Wax flowers and leaves were fashionable for bridal occasions with the company in Hastings employing 100 home workers and their families, as well as many working in the factory. They used copper wax pots, hand tools and veining machines in their homes. 

Fruits and berries were made for display purposes, waxed with a « bloom ».



Samples of berries and foil leaves


Cut petals and stamens




Samples of finished flowers



Waxed chrysanthemums and anemones were regularly despatched to the Shetland Isles for wreaths, bouquets and floral displays which were used in place of fresh flowers.

Caribbean carnivals ordered vast amounts of waxed dahlias in bright colours for the festivals.


Bridal flowers made from antique velvets


Woolworth ordered violets for its « Devon violets » range of beauty products and Tom Smith Christmas Crackers used enough silver and gold holy leaves and berries to keep people busy all year round.



John Smith crackers with flower decorations

The confectionary trade ordered flowers for wedding cakes and handmade hops were a speciality for the breweries.

The company came to the Hastings area in 1910 from a family business in London. It began to expand and purchased other businesses in the area creating a thriving Bridal section for the company, employing travelling sales representatives.



The factory family business was purchased by Brenda in 1981 who opened the Working Manufacturing Museum to the public, with smaller premises in the Old Town of Hastings in 1993.

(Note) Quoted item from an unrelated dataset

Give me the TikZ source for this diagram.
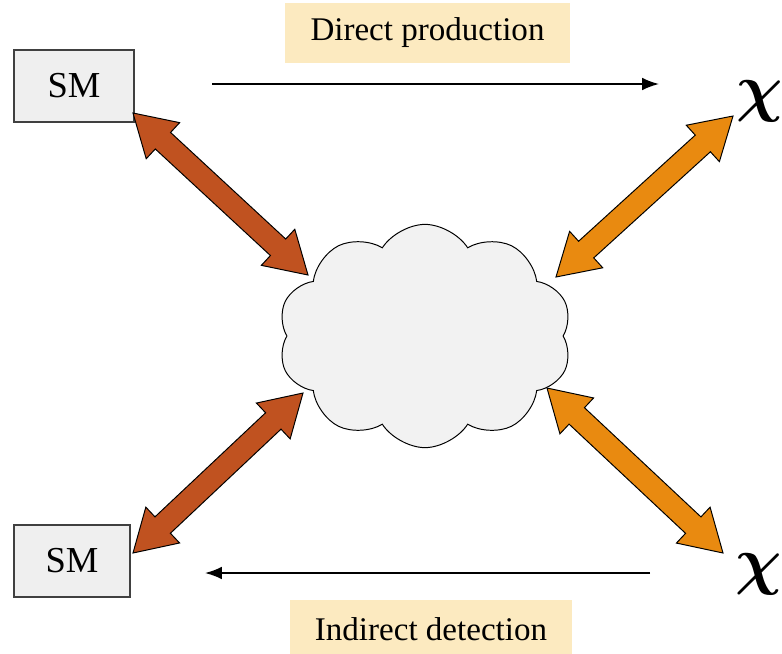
\documentclass[tikz,border=0pt]{standalone}
\usepackage{bm}
\usepackage{fontspec}
\setmainfont{Liberation Serif}
\usetikzlibrary{calc,shapes.symbols,arrows.meta}

\definecolor{smfill}{RGB}{239,239,239}
\definecolor{labelfill}{RGB}{252,234,192}
\definecolor{rustarrow}{RGB}{192,82,32}
\definecolor{amberarrow}{RGB}{233,138,16}
\definecolor{cloudfill}{RGB}{242,242,242}

\newcommand{\bigchi}{\scalebox{1.85}{$\bm{\chi}$}}

\tikzset{
  smbox/.style={draw=black!75, fill=smfill, line width=0.8pt, minimum width=3cm, minimum height=1.8cm, inner sep=0pt, font=\fontsize{26}{30}\selectfont},
  labelbox/.style={fill=labelfill, inner sep=0pt, minimum height=1.5cm, font=\fontsize{23.5}{28}\selectfont},
  thinarrow/.style={-{Latex[length=12pt,width=9pt]}, line width=1.2pt},
  darkmatter/.style={inner sep=0pt, font=\fontsize{24}{28}\selectfont},
  blob/.style={cloud, cloud puffs=10, cloud puff arc=115, aspect=1.32, draw=black, fill=cloudfill, line width=0.7pt, minimum width=7.35cm, minimum height=5.58cm, inner sep=0pt}
}

% block arrow with two heads: colour, from, to
\newcommand{\dblarrow}[3]{%
  \draw[fill=#1, line width=0.7pt, line join=miter] let \p1=(#2), \p2=(#3),
    \n1={atan2(\y2-\y1,\x2-\x1)}, \n2={veclen(\x2-\x1,\y2-\y1)} in
    (\p1) -- ($(\p1)+({\n1}:29pt)+({\n1+90}:17.5pt)$)
    -- ($(\p1)+({\n1}:29pt)+({\n1+90}:8pt)$)
    -- ($(\p1)+({\n1}:{\n2-29pt})+({\n1+90}:8pt)$)
    -- ($(\p1)+({\n1}:{\n2-29pt})+({\n1+90}:17.5pt)$)
    -- (\p2)
    -- ($(\p1)+({\n1}:{\n2-29pt})+({\n1-90}:17.5pt)$)
    -- ($(\p1)+({\n1}:{\n2-29pt})+({\n1-90}:8pt)$)
    -- ($(\p1)+({\n1}:29pt)+({\n1-90}:8pt)$)
    -- ($(\p1)+({\n1}:29pt)+({\n1-90}:17.5pt)$)
    -- cycle;
}

\begin{document}
\begin{tikzpicture}[x=0.025cm, y=-0.025cm]
  \useasboundingbox (0,0) rectangle (782,653);

  % labels on top and bottom
  \node[labelbox, minimum width=7.125cm] (direct) at (427.5,33) {Direct production};
  \node[labelbox, minimum width=7.05cm, minimum height=1.45cm, anchor=north] (indirect) at (431,600) {Indirect detection};

  % standard model boxes
  \node[smbox] (smtop) at (74,86) {SM};
  \node[smbox, minimum width=2.9cm] (smbot) at (72,561) {SM};

  % dark matter particles
  \node[darkmatter] (chitop) at (760,101) {\bigchi};
  \node[darkmatter] (chibot) at (759,574) {\bigchi};

  % thin arrows
  \coordinate (prodstart) at (212,84);
  \coordinate (prodend) at (659,84);
  \coordinate (detstart) at (650,573);
  \coordinate (detend) at (205,573);
  \draw[thinarrow] (prodstart) -- (prodend);
  \draw[thinarrow] (detstart) -- (detend);

  % arrow ends near the cloud
  \coordinate (cloudnw) at (308,275);
  \coordinate (cloudsw) at (303,393);
  \coordinate (cloudne) at (556,277);
  \coordinate (cloudse) at (547,388);
  \coordinate (smtopend) at (133,113);
  \coordinate (smbotend) at (133,553);
  \coordinate (chitopend) at (733,116);
  \coordinate (chibotend) at (723,553);

  \dblarrow{rustarrow}{smtopend}{cloudnw}
  \dblarrow{rustarrow}{smbotend}{cloudsw}
  \dblarrow{amberarrow}{chitopend}{cloudne}
  \dblarrow{amberarrow}{chibotend}{cloudse}

  % the interaction
  \node[blob] (cloud) at (425,336) {};
\end{tikzpicture}
\end{document}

Nowadays Shirley Leaf & Petal company supplies artificial leaves and petals to film (Gladiator, Reign of fire, The Kingdom of Heaven…), theatre (ENO, Met. Opera House, Musicals…)and television (Victoria and Albert, Postman Pat…)producers and designers, fashion houses, milliners and costumiers can order exclusive designs.



Finished velvet flowers


My first flowers from SL&P, present from Dee.